When the PLX-based speller is ready: use the generated word list as test input: all should be accepted (coverage self-testing). Pick random 1% and randomly change them with edit distance 1, run through speller = testing false positives

We need a meeting to plan testing.
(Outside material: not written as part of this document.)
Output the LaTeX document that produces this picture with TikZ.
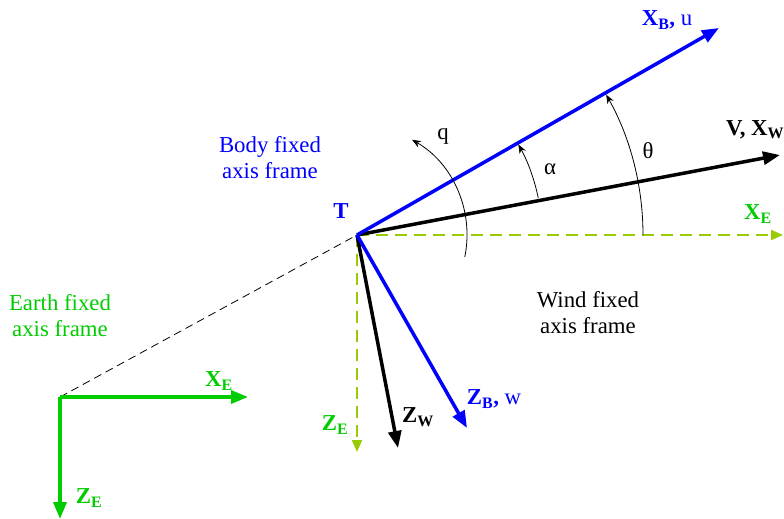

We'll do it shortly this week, and perhaps a longer meeting in Alta.

TODO:

meeting Wednesday at 9.30 (Sjur, Børre)
- done
consider a script (shell+AppleScript?) for automatic testing of MS Word ( Sjur, Børre)
- pseudocode written, some AppleScript
get an Intel Mac for testing Windows spellers; get a WinXP license from SD ( Børre, Sjur)

10. Other

Corpus contracts

TODO:

publish corpus contracts and project infra on NoDaLi-sta (Sjur)
- not yet

Bug fixing

56 open Divvun/Disamb bugs, and 23 risten.no bugs

Guess: 1/3 of the bugs are fixed already (?)

Task lists as iCal entries

TODO:

update Maaren's Forrest installation (Børre)

11. Next meeting, closing

The next meeting is 11.12.2006, 09: 30 Norwegian time.

The meeting was closed at 11: 22.

Appendix - task lists for the next week

Boerre

contact authors who have already received the corpus licensing contract
continue work on script for automatic testing of the spell checker in Word
sma discussions with SD (with Sjur, Trond)
get an Intel Mac for testing Windows spellers; get a WinXP license from SD
update all forrest installations, including local patches
fix bugs!

Maaren

investigate the generated word form list sent to Polderland - use the command make wordlist TARGET=sme in victorio

Saara

finalize server of the Xerox tools.
help Trond with some shell commands
re-analyze parallel files
consider implementing some new features to the corpus files
add closed POSes to the paradigm gen, if needed.
investigate why possessives have disappeared from the paradigm generator
fix bugs!

Sjur

name lexicon:
- refactor SD-terms editor code
- implement missing propnouns editing functions
- implement improvements decided upon in Tromsø
hire linguist and programmer
decide how to specify compounding behaviour info in the lexicon
sma discussions with SD (with Børre, Trond)
get an Intel Mac for testing Windows spellers; get a WinXP license from SD
publish corpus contracts and project infra on NoDaLi-sta
ask SD/Sig-Britt Persson about some of the South Sámi bible texts
fix bugs!

Thomas

refine smj proper noun lexica, cf. the propernoun-smj-lex.txt
decide how to specify compounding behaviour info in the lexicon
fix bugs!

Tomi

add closed POS and clitics to PLX generation
add derivations to the PLX generation
add compound stems to the PLX generation
make sure the normative generator is used when generating paradigms
investigate why possessives have disappeared from the paradigm generator
fix bugs!

Trond

refine smj proper noun lexica, cf. the propernoun-smj-lex.txt
get more sma texts
decide how to specify compounding behaviour info in the lexicon
sma discussions with SD (with Børre, Sjur) fix bugs!.